§ **Dataset section**
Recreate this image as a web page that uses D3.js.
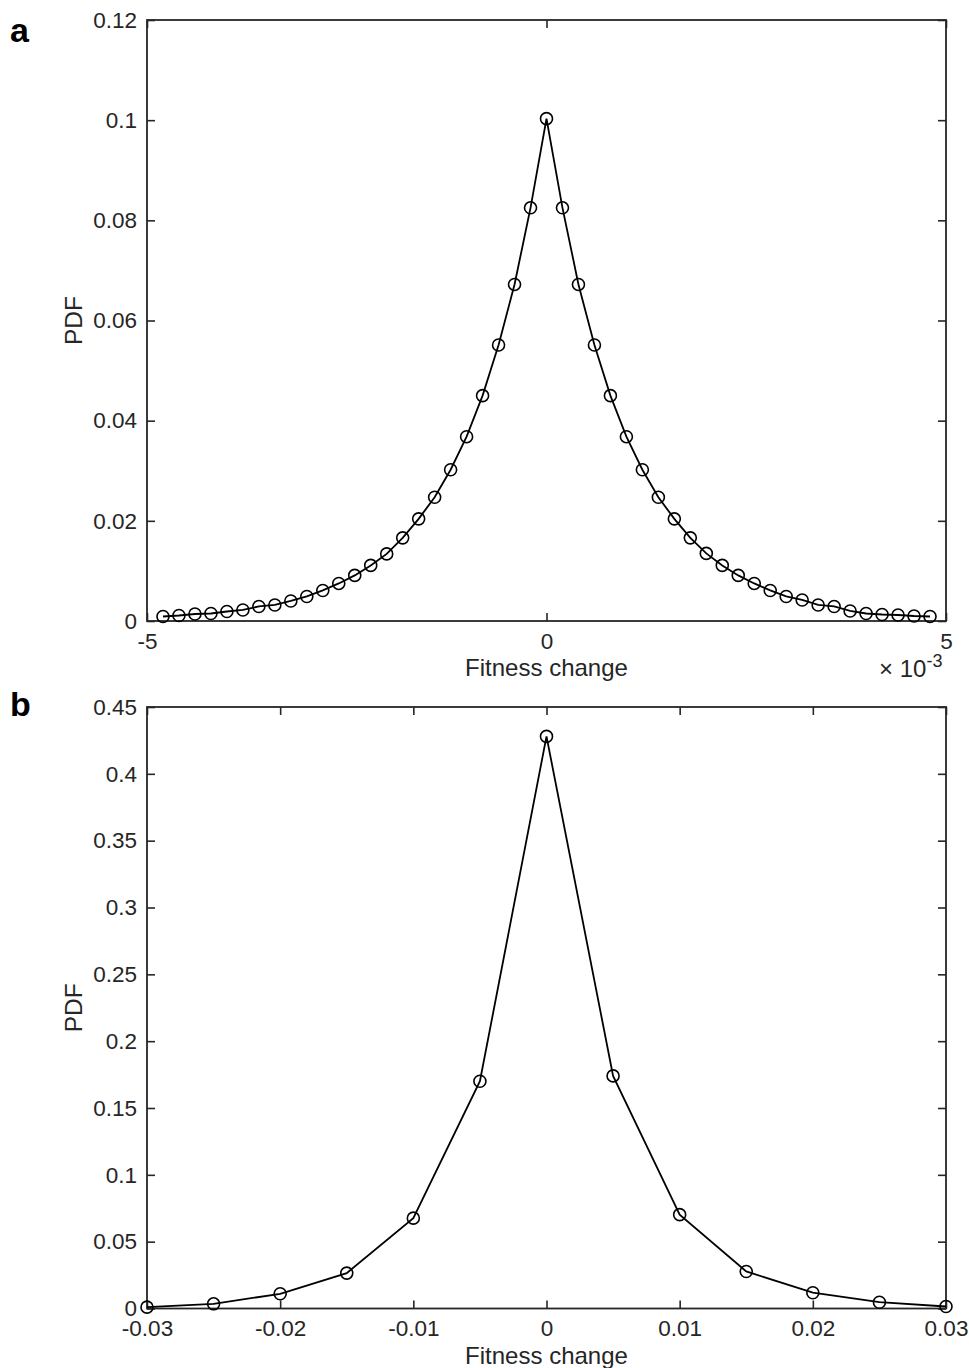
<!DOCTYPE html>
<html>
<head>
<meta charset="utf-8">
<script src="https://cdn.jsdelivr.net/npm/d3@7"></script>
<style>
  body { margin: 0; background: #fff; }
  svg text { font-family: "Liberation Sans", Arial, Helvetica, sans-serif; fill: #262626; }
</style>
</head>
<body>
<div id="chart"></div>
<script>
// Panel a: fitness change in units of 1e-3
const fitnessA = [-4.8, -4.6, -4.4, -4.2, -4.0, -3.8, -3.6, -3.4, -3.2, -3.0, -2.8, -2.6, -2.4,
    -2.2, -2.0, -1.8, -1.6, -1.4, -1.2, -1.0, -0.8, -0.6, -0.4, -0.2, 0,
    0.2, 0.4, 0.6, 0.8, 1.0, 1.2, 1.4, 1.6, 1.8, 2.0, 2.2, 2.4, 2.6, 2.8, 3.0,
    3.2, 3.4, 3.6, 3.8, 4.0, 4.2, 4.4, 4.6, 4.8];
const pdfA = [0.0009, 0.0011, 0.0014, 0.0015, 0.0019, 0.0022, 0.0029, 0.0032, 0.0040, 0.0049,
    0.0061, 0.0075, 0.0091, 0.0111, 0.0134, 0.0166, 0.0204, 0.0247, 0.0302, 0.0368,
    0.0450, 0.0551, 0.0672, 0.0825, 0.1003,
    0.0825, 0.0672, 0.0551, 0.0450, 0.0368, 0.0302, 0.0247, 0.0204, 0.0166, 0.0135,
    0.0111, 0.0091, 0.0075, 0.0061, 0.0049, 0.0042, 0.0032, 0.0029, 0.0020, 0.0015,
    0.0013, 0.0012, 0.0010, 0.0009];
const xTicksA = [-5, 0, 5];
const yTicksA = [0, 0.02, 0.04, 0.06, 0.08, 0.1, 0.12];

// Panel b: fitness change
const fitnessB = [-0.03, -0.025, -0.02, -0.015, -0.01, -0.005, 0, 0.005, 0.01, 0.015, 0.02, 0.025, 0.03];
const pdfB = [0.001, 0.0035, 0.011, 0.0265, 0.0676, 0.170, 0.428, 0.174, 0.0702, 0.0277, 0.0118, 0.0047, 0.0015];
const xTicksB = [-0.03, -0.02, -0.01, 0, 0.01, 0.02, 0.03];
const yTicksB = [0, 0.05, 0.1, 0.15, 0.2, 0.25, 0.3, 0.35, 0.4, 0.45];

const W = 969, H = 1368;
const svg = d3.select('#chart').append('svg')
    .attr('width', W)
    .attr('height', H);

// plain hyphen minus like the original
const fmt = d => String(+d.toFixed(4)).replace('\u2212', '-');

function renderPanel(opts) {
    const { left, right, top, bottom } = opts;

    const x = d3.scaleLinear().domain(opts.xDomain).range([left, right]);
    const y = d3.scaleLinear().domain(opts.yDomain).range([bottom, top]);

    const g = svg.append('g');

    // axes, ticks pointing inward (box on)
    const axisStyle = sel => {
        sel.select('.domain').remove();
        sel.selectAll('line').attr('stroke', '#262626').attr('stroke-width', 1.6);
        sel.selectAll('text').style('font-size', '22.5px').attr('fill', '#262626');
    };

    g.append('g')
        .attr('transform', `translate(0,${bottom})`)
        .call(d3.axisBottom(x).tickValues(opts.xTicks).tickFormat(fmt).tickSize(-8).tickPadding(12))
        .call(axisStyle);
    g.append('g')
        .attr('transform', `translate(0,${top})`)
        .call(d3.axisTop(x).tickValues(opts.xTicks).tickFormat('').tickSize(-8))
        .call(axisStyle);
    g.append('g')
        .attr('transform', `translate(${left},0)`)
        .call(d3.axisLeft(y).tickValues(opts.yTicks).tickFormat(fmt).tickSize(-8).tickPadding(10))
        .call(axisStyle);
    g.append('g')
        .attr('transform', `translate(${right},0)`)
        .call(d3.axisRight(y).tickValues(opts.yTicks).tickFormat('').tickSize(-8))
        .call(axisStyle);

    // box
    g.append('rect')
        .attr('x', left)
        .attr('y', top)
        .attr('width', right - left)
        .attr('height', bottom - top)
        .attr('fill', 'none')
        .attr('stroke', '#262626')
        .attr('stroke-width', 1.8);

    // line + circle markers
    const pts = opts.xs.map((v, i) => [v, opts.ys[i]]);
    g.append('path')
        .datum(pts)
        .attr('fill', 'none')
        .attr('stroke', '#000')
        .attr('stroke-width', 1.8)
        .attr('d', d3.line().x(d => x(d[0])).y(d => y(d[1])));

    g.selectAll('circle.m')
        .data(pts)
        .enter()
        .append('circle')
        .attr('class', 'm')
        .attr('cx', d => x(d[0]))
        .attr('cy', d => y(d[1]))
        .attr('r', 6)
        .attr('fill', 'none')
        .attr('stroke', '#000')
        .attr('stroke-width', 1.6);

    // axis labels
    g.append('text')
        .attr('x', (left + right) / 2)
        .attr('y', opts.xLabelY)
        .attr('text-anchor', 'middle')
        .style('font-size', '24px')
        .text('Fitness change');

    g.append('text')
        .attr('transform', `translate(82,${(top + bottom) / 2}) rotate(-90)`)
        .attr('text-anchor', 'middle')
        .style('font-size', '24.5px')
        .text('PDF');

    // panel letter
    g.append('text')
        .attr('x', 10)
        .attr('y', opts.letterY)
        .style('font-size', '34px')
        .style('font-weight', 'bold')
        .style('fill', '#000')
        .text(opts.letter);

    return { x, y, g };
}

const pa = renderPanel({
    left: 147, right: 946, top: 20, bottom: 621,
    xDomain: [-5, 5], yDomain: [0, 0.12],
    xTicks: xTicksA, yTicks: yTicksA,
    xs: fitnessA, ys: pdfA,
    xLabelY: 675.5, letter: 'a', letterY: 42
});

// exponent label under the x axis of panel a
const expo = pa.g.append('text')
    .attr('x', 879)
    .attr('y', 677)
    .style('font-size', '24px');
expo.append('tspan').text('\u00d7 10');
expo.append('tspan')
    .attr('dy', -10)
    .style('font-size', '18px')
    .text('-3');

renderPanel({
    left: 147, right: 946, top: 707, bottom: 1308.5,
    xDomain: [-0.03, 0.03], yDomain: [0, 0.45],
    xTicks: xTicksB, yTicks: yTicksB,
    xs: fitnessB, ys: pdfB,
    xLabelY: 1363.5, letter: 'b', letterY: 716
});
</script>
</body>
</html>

§ **Do this**
Reproduce the material above verbatim; omit every picture.

§ **Complete response**
Recreate this image as a web page that uses D3.js.
<!DOCTYPE html>
<html>
<head>
<meta charset="utf-8">
<script src="https://cdn.jsdelivr.net/npm/d3@7"></script>
<style>
  body { margin: 0; background: #fff; }
  svg text { font-family: "Liberation Sans", Arial, Helvetica, sans-serif; fill: #262626; }
</style>
</head>
<body>
<div id="chart"></div>
<script>
// Panel a: fitness change in units of 1e-3
const fitnessA = [-4.8, -4.6, -4.4, -4.2, -4.0, -3.8, -3.6, -3.4, -3.2, -3.0, -2.8, -2.6, -2.4,
    -2.2, -2.0, -1.8, -1.6, -1.4, -1.2, -1.0, -0.8, -0.6, -0.4, -0.2, 0,
    0.2, 0.4, 0.6, 0.8, 1.0, 1.2, 1.4, 1.6, 1.8, 2.0, 2.2, 2.4, 2.6, 2.8, 3.0,
    3.2, 3.4, 3.6, 3.8, 4.0, 4.2, 4.4, 4.6, 4.8];
const pdfA = [0.0009, 0.0011, 0.0014, 0.0015, 0.0019, 0.0022, 0.0029, 0.0032, 0.0040, 0.0049,
    0.0061, 0.0075, 0.0091, 0.0111, 0.0134, 0.0166, 0.0204, 0.0247, 0.0302, 0.0368,
    0.0450, 0.0551, 0.0672, 0.0825, 0.1003,
    0.0825, 0.0672, 0.0551, 0.0450, 0.0368, 0.0302, 0.0247, 0.0204, 0.0166, 0.0135,
    0.0111, 0.0091, 0.0075, 0.0061, 0.0049, 0.0042, 0.0032, 0.0029, 0.0020, 0.0015,
    0.0013, 0.0012, 0.0010, 0.0009];
const xTicksA = [-5, 0, 5];
const yTicksA = [0, 0.02, 0.04, 0.06, 0.08, 0.1, 0.12];

// Panel b: fitness change
const fitnessB = [-0.03, -0.025, -0.02, -0.015, -0.01, -0.005, 0, 0.005, 0.01, 0.015, 0.02, 0.025, 0.03];
const pdfB = [0.001, 0.0035, 0.011, 0.0265, 0.0676, 0.170, 0.428, 0.174, 0.0702, 0.0277, 0.0118, 0.0047, 0.0015];
const xTicksB = [-0.03, -0.02, -0.01, 0, 0.01, 0.02, 0.03];
const yTicksB = [0, 0.05, 0.1, 0.15, 0.2, 0.25, 0.3, 0.35, 0.4, 0.45];

const W = 969, H = 1368;
const svg = d3.select('#chart').append('svg')
    .attr('width', W)
    .attr('height', H);

// plain hyphen minus like the original
const fmt = d => String(+d.toFixed(4)).replace('\u2212', '-');

function renderPanel(opts) {
    const { left, right, top, bottom } = opts;

    const x = d3.scaleLinear().domain(opts.xDomain).range([left, right]);
    const y = d3.scaleLinear().domain(opts.yDomain).range([bottom, top]);

    const g = svg.append('g');

    // axes, ticks pointing inward (box on)
    const axisStyle = sel => {
        sel.select('.domain').remove();
        sel.selectAll('line').attr('stroke', '#262626').attr('stroke-width', 1.6);
        sel.selectAll('text').style('font-size', '22.5px').attr('fill', '#262626');
    };

    g.append('g')
        .attr('transform', `translate(0,${bottom})`)
        .call(d3.axisBottom(x).tickValues(opts.xTicks).tickFormat(fmt).tickSize(-8).tickPadding(12))
        .call(axisStyle);
    g.append('g')
        .attr('transform', `translate(0,${top})`)
        .call(d3.axisTop(x).tickValues(opts.xTicks).tickFormat('').tickSize(-8))
        .call(axisStyle);
    g.append('g')
        .attr('transform', `translate(${left},0)`)
        .call(d3.axisLeft(y).tickValues(opts.yTicks).tickFormat(fmt).tickSize(-8).tickPadding(10))
        .call(axisStyle);
    g.append('g')
        .attr('transform', `translate(${right},0)`)
        .call(d3.axisRight(y).tickValues(opts.yTicks).tickFormat('').tickSize(-8))
        .call(axisStyle);

    // box
    g.append('rect')
        .attr('x', left)
        .attr('y', top)
        .attr('width', right - left)
        .attr('height', bottom - top)
        .attr('fill', 'none')
        .attr('stroke', '#262626')
        .attr('stroke-width', 1.8);

    // line + circle markers
    const pts = opts.xs.map((v, i) => [v, opts.ys[i]]);
    g.append('path')
        .datum(pts)
        .attr('fill', 'none')
        .attr('stroke', '#000')
        .attr('stroke-width', 1.8)
        .attr('d', d3.line().x(d => x(d[0])).y(d => y(d[1])));

    g.selectAll('circle.m')
        .data(pts)
        .enter()
        .append('circle')
        .attr('class', 'm')
        .attr('cx', d => x(d[0]))
        .attr('cy', d => y(d[1]))
        .attr('r', 6)
        .attr('fill', 'none')
        .attr('stroke', '#000')
        .attr('stroke-width', 1.6);

    // axis labels
    g.append('text')
        .attr('x', (left + right) / 2)
        .attr('y', opts.xLabelY)
        .attr('text-anchor', 'middle')
        .style('font-size', '24px')
        .text('Fitness change');

    g.append('text')
        .attr('transform', `translate(82,${(top + bottom) / 2}) rotate(-90)`)
        .attr('text-anchor', 'middle')
        .style('font-size', '24.5px')
        .text('PDF');

    // panel letter
    g.append('text')
        .attr('x', 10)
        .attr('y', opts.letterY)
        .style('font-size', '34px')
        .style('font-weight', 'bold')
        .style('fill', '#000')
        .text(opts.letter);

    return { x, y, g };
}

const pa = renderPanel({
    left: 147, right: 946, top: 20, bottom: 621,
    xDomain: [-5, 5], yDomain: [0, 0.12],
    xTicks: xTicksA, yTicks: yTicksA,
    xs: fitnessA, ys: pdfA,
    xLabelY: 675.5, letter: 'a', letterY: 42
});

// exponent label under the x axis of panel a
const expo = pa.g.append('text')
    .attr('x', 879)
    .attr('y', 677)
    .style('font-size', '24px');
expo.append('tspan').text('\u00d7 10');
expo.append('tspan')
    .attr('dy', -10)
    .style('font-size', '18px')
    .text('-3');

renderPanel({
    left: 147, right: 946, top: 707, bottom: 1308.5,
    xDomain: [-0.03, 0.03], yDomain: [0, 0.45],
    xTicks: xTicksB, yTicks: yTicksB,
    xs: fitnessB, ys: pdfB,
    xLabelY: 1363.5, letter: 'b', letterY: 716
});
</script>
</body>
</html>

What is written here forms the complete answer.